INHERITANCE (PROVISION FOR FAMILY AND DEPENDANTS) ACT 1975
Protecting Your Rights
Where someone who was domiciled in England or Wales dies, then any person who falls into one of the five categories specified in the Inheritance (Provision for Family and Dependants) Act 1975 can apply to the court for money from the deceased’s estate on the grounds that the effect of the Will, or any intestacy in the absence of any Will, is such that that person has not been provided with reasonable financial provision from the deceased.
The four relevant categories for cases I deal with usually are:
(a) former spouse or civil partner;
(b) a child; and
(c) ‘any person who immediately before the death of the deceased was being maintained, either wholly or partly, by the deceased’;
(d) any person who was cohabiting as husband and wife with the deceased for two years prior to the death of the deceased.
The definition of reasonable financial provision is: ‘such financial provision as it would be reasonable in all the circumstances of the case for the applicant to receive for his maintenance’.
Although the Act refers to maintenance, the court has power to order not only payment of maintenance out of the estate but also payment of a lump sum or a transfer of property order.
The Act provides that a person shall be treated as being maintained by the deceased ‘either wholly or partly … if the deceased, otherwise than for full valuable consideration, was making a substantial contribution in money or money’s worth towards the reasonable needs of that person’.
In considering what order should be made, the court is required to have regard to the following matters, namely:
(a) the financial resources and financial needs which the applicant has or is likely to have in the foreseeable future;
(b) the financial resources and financial needs which any other applicant for an order under the Act has or is likely to have in the foreseeable future;
(c) the financial resources and financial needs which any beneficiary of the estate of the deceased has or is likely to have in the foreseeable future;
(d) any obligations and responsibilities which the deceased had towards any applicant or towards any beneficiary of the estate;
(e) the size and nature of the net estate of the deceased;
(f) any physical or mental disability of any applicant for an order;
(g) any other matter, including the conduct of the applicant or any other person, which in the circumstances of the case the court may consider relevant.

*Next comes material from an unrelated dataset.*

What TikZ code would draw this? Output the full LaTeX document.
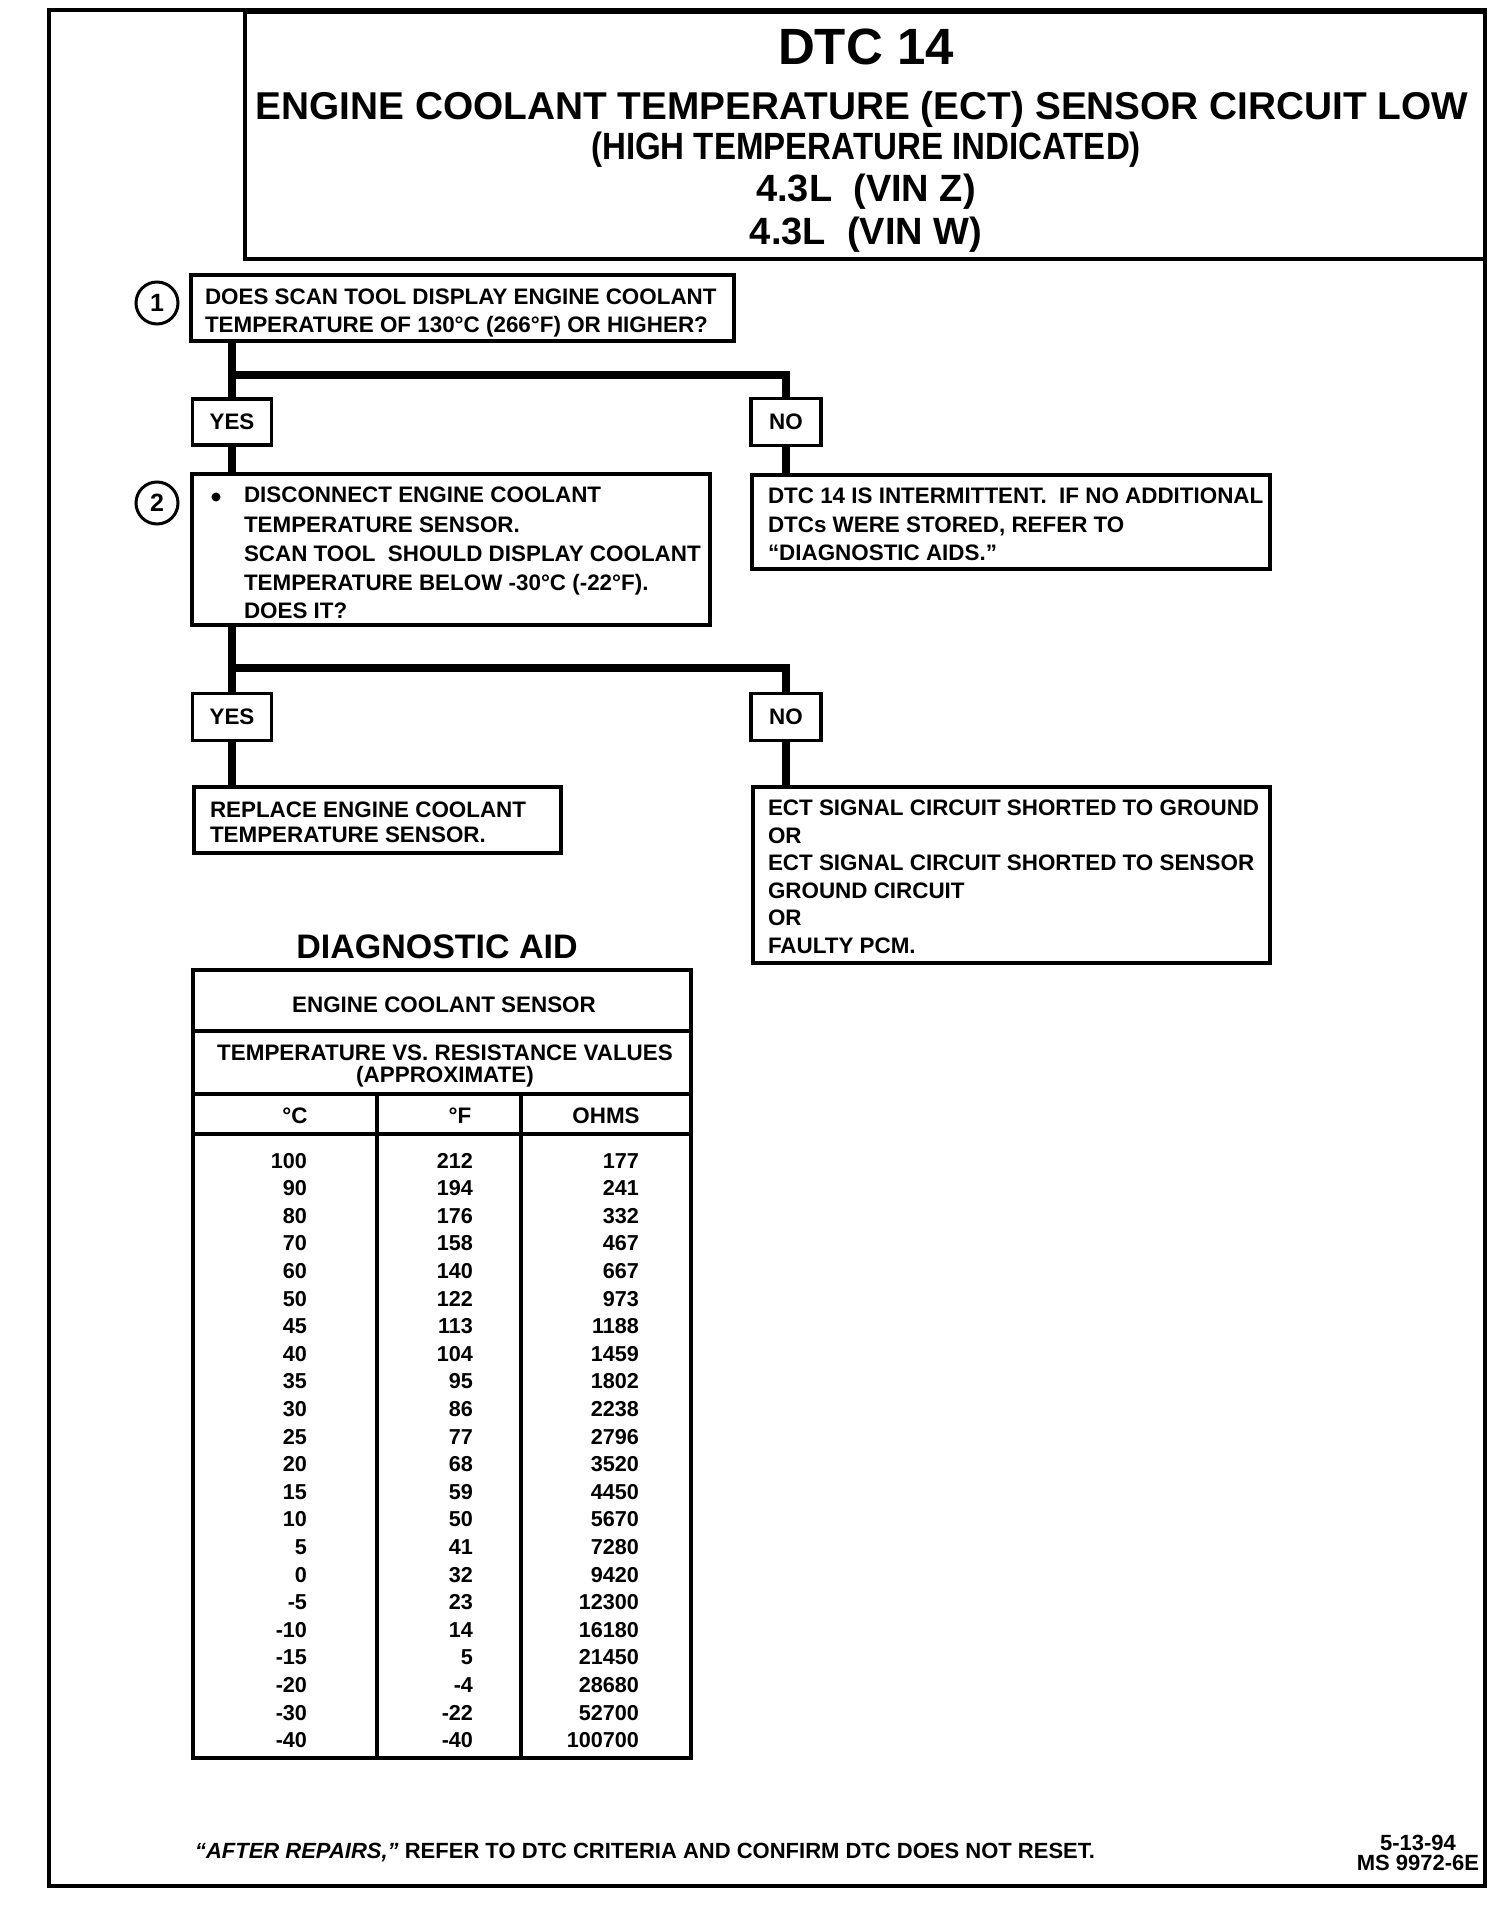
\documentclass[tikz,border=0pt]{standalone}
\usepackage{fontspec}
\setmainfont{Liberation Sans}
\usepackage{graphicx}
\newcommand\bxf{\fontsize{11.2}{13}\selectfont\bfseries}
\newcommand\mybox[5]{\node[boxst, anchor=north west, minimum width=#4*0.5pt, minimum height=#5*0.5pt] (#1) at (#2,#3) {};}
\tikzset{
  every node/.style={inner sep=0pt, outer sep=0pt},
  headst/.style={draw, line width=2pt, rectangle},
  boxst/.style={draw, line width=1.6pt, rectangle},
  ynst/.style={draw, line width=1.6pt, rectangle, font=\bxf},
  conn/.style={line width=4pt, line cap=butt, line join=miter},
  tline/.style={line width=1.6pt},
  tl/.style={anchor=base west, font=\bxf},
  tc/.style={anchor=base, font=\bxf},
  dat/.style={anchor=base east, font=\fontsize{10.8}{12}\selectfont\bfseries},
  numc/.style={circle, draw, line width=1.5pt, minimum size=42*0.5pt, font=\fontsize{12.5}{13}\selectfont\bfseries},
  bulst/.style={circle, fill, minimum size=9*0.5pt}
}
\begin{document}
\begin{tikzpicture}[x=0.5pt,y=-0.5pt]
\useasboundingbox (0,0) rectangle (1504,1914);
\fill[white] (0,0) rectangle (1504,1914);

% outer frame and header
\mybox{frame}{49}{10}{1436}{1876}
\node[headst, anchor=north west, minimum width=1240*0.5pt, minimum height=247*0.5pt] (head) at (245,12) {};
\node[anchor=base, font=\fontsize{25.5}{26}\selectfont\bfseries] (h1) at (866,65) {DTC 14};
\node[anchor=base, font=\fontsize{19.4}{20}\selectfont\bfseries] (h2) at (862,120) {ENGINE COOLANT TEMPERATURE (ECT) SENSOR CIRCUIT LOW};
\node[anchor=base, font=\fontsize{19}{20}\selectfont\bfseries] (h3) at (866,160) {\scalebox{0.87}[1]{(HIGH TEMPERATURE INDICATED)}};
\node[anchor=base, font=\fontsize{19}{20}\selectfont\bfseries] (h4) at (866,202) {4.3L\ \ (VIN Z)};
\node[anchor=base, font=\fontsize{19}{20}\selectfont\bfseries] (h5) at (866,245) {4.3L\ \ (VIN W)};

% step circles
\node[numc] (c1) at (157,303) {1};
\node[numc] (c2) at (157,503) {2};

% boxes
\mybox{b1}{191}{275}{543}{66}
\mybox{b2}{192}{474}{518}{151}
\mybox{b3}{752}{475}{518}{94}
\mybox{b4}{194}{787}{367}{66}
\mybox{b5}{753}{787}{517}{176}

% yes / no
\node[ynst, minimum width=79*0.5pt, minimum height=46*0.5pt] (yes1) at (232,422) {YES};
\node[ynst, minimum width=70*0.5pt, minimum height=47*0.5pt] (no1) at (786,422) {NO};
\node[ynst, minimum width=79*0.5pt, minimum height=47*0.5pt] (yes2) at (232,717) {YES};
\node[ynst, minimum width=70*0.5pt, minimum height=47*0.5pt] (no2) at (786,717) {NO};

% connectors
\coordinate (j1) at (232,375);
\coordinate (j2) at (232,668);
\draw[conn] (b1.south -| yes1.north) -- (yes1.north);
\draw[conn] (j1) -| (no1.north);
\draw[conn] (yes1.south) -- (b2.north -| yes1.south);
\draw[conn] (no1.south) -- (b3.north -| no1.south);
\draw[conn] (b2.south -| yes2.north) -- (yes2.north);
\draw[conn] (j2) -| (no2.north);
\draw[conn] (yes2.south) -- (b4.north -| yes2.south);
\draw[conn] (no2.south) -- (b5.north -| no2.south);

% box texts
\node[tl] (t11) at (205,305) {DOES SCAN TOOL DISPLAY ENGINE COOLANT};
\node[tl] (t12) at (205,333) {TEMPERATURE OF 130°C (266°F) OR HIGHER?};

\node[bulst] (bul) at (216,497) {};
\node[tl] (t21) at (244,503) {DISCONNECT ENGINE COOLANT};
\node[tl] (t22) at (244,532) {TEMPERATURE SENSOR.};
\node[tl] (t23) at (244,561) {SCAN TOOL\ \ SHOULD DISPLAY COOLANT};
\node[tl] (t24) at (244,590) {TEMPERATURE BELOW -30°C (-22°F).};
\node[tl] (t25) at (244,618) {DOES IT?};

\node[tl] (t31) at (768,504) {DTC 14 IS INTERMITTENT.\ \ IF NO ADDITIONAL};
\node[tl] (t32) at (768,532) {DTCs WERE STORED, REFER TO};
\node[tl] (t33) at (768,560) {“DIAGNOSTIC AIDS.”};

\node[tl] (t41) at (210,817) {REPLACE ENGINE COOLANT};
\node[tl] (t42) at (210,842) {TEMPERATURE SENSOR.};

\node[tl] (t51) at (768,815) {ECT SIGNAL CIRCUIT SHORTED TO GROUND};
\node[tl] (t52) at (768,843) {OR};
\node[tl] (t53) at (768,870) {ECT SIGNAL CIRCUIT SHORTED TO SENSOR};
\node[tl] (t54) at (768,898) {GROUND CIRCUIT};
\node[tl] (t55) at (768,925) {OR};
\node[tl] (t56) at (768,953) {FAULTY PCM.};

% diagnostic aid table
\node[anchor=base, font=\fontsize{17}{18}\selectfont\bfseries] (da) at (437,958) {DIAGNOSTIC AID};
\mybox{tbl}{193}{970}{498}{788}
\draw[tline] (193,1031) -- (691,1031);
\draw[tline] (193,1094) -- (691,1094);
\draw[tline] (193,1134) -- (691,1134);
\draw[tline] (377,1094) -- (377,1758);
\draw[tline] (521,1094) -- (521,1758);
\node[tc] (th1) at (444,1012) {ENGINE COOLANT SENSOR};
\node[tc] (th2) at (445,1060) {TEMPERATURE VS. RESISTANCE VALUES};
\node[tc] (th3) at (445,1082) {(APPROXIMATE)};
\node[tc] (hc) at (295,1123) {°C};
\node[tc] (hf) at (460,1123) {°F};
\node[tc] (ho) at (606,1123) {OHMS};
\foreach \c/\f/\o [count=\i from 0] in {100/212/177,90/194/241,80/176/332,70/158/467,60/140/667,50/122/973,45/113/1188,40/104/1459,35/95/1802,30/86/2238,25/77/2796,20/68/3520,15/59/4450,10/50/5670,5/41/7280,0/32/9420,-5/23/12300,-10/14/16180,-15/5/21450,-20/-4/28680,-30/-22/52700,-40/-40/100700}{
  \pgfmathsetmacro\yy{1168+\i*27.6}
  \node[dat] (dc\i) at (307,\yy) {\c};
  \node[dat] (df\i) at (473,\yy) {\f};
  \node[dat] (do\i) at (639,\yy) {\o};
}

% footer
\node[anchor=base west, font=\fontsize{11}{12}\selectfont\bfseries] (foot) at (195,1858) {{\itshape “AFTER REPAIRS,”} REFER TO DTC CRITERIA AND CONFIRM DTC DOES NOT RESET.};
\node[anchor=base, font=\fontsize{11}{12}\selectfont\bfseries] (d1) at (1418,1850) {5-13-94};
\node[anchor=base, font=\fontsize{11}{12}\selectfont\bfseries] (d2) at (1418,1870) {MS 9972-6E};
\end{tikzpicture}
\end{document}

When considering what money should be paid out of the estate to a spouse or former spouse of the deceased, the court must have regard to:
(a) the age of the applicant and the duration of the marriage;
(b) the contribution made by the applicant to the welfare of the family of the deceased, including any contribution made by looking after the home or caring for the family.
The court is also required to take into account an applicant’s earning capacity, financial obligations and responsibilities.
The purpose of the Act is to ensure that someone who was previously dependent on the deceased does not suffer hardship on the death of the deceased by no longer receiving financial support.
The Act is not about what other people may believe to be morally right or just.
To start the court proceedings, you would have to sign a statement setting out the facts of your case, which I can prepare for you.
The court considers what orders are necessary for the future conduct of the case and all necessary documents have to be listed and disclosed to the others involved in the case. It is therefore important that you keep all relevant documents including any financial documents.
After all relevant documents have been exchanged, it will then be necessary to instruct a barrister to advise as to whether or not the case is ready. It will also be necessary to obtain a valuation of any properties. Only then will it be possible to obtain a final hearing date.
Because of severe delays at court, it could be at least one year from the date that court proceedings are started until the final hearing.
Even if it is necessary to start court proceedings, that does not mean that the case must go all the way to a final hearing. Most cases are resolved by agreement long before a final hearing.